Solution: Leverage the Kafka command-line tools to create, list, and describe topics. For example, creating a topic named "my_topic" with three partitions and a replication factor of two can be done using the following command:

🔧snippet.sh

bin/kafka-topics.sh --create --zookeeper localhost:2181 --replication-factor 2 --partitions 3 --topic my_topic

This command creates a topic with the specified properties, ensuring fault tolerance and parallelism.

Challenge 3: Integrating Producers and Consumers

Problem: Integrating producers and consumers with Kafka for publishing and consuming messages involves understanding the complexities of the Kafka client library.
Solution: Leverage high-level Kafka client APIs like the KafkaProducer and KafkaConsumer APIs provided by the Kafka Java client library. Using these APIs abstracts the low-level details of interacting with Kafka, simplifying the integration process.
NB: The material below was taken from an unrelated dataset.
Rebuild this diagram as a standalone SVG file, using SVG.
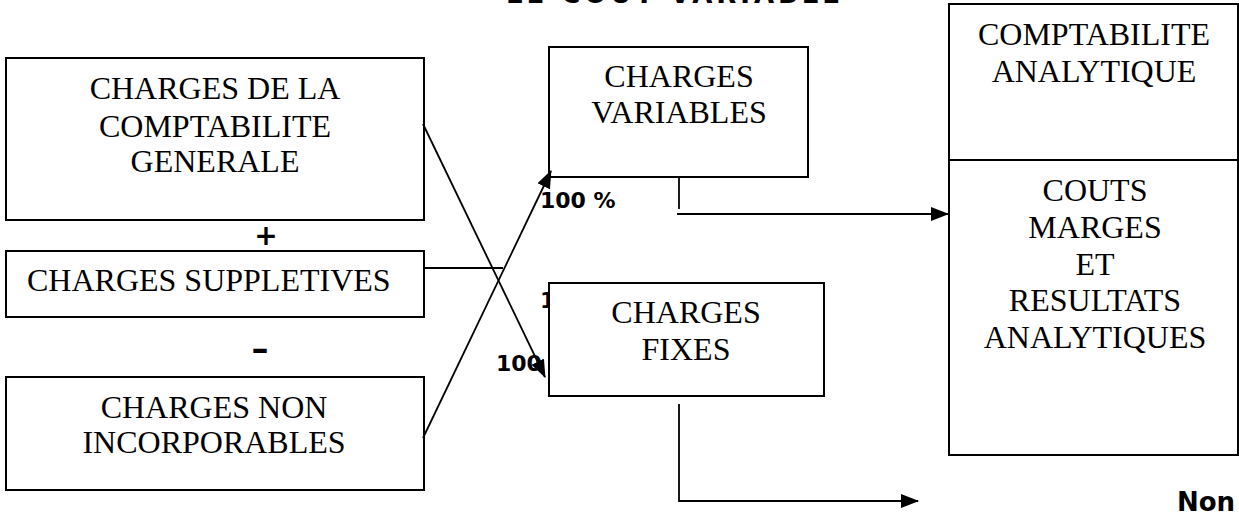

Here's an example of using the KafkaProducer to publish a message:

☕snippet.java

Properties props = new Properties();
props.put("bootstrap.servers", "localhost:9092");
props.put("key.serializer", "org.apache.kafka.common.serialization.StringSerializer");
props.put("value.serializer", "org.apache.kafka.common.serialization.StringSerializer");
KafkaProducer<String, String> producer = new KafkaProducer<>(props);
ProducerRecord<String, String> record = new ProducerRecord<>("my_topic", "key", "value");
producer.send(record);

Using the KafkaConsumer to consume messages is similarly straightforward.

Challenge 4: Monitoring and Management

Problem: Monitoring and managing a Kafka cluster to ensure optimal performance and reliability can be complex.
Solution: Utilize Kafka management and monitoring tools such as Kafka Manager, Confluent Control Center, or commercial solutions like Datadog and New Relic. These tools provide insights into cluster health, lagging consumers, throughput, and other crucial metrics.

Challenge 5: Handling Data Retention and Compaction

Problem: Configuring data retention and compaction settings to manage the size of logs and ensure efficient data retention can be challenging.
Solution: Understand the available configurations for log.retention.ms, log.retention.bytes, and log.cleanup.policy. These configurations dictate the duration or size for which Kafka retains messages and the compaction strategy for topics. Additionally, implementing a data lifecycle management strategy can help maintain optimal data retention and efficient resource utilization.

My Closing Thoughts on the Matter

Mastering Kafka involves overcoming the initial setup challenges by understanding its core concepts, leveraging available tools and APIs, and implementing best practices for management and monitoring. By addressing the challenges outlined in this post, developers can build a robust and scalable Kafka infrastructure to power their event-driven applications.

Now that we have demystified the initial setup challenges, it's time to unleash the full potential of Kafka and harness its capabilities to build real-time data pipelines and event-driven architectures.

Happy Kafka-ing!

Remember, mastering Kafka is an ongoing journey, and continually exploring its features, best practices, and community insights will elevate your Kafka proficiency to unparalleled heights.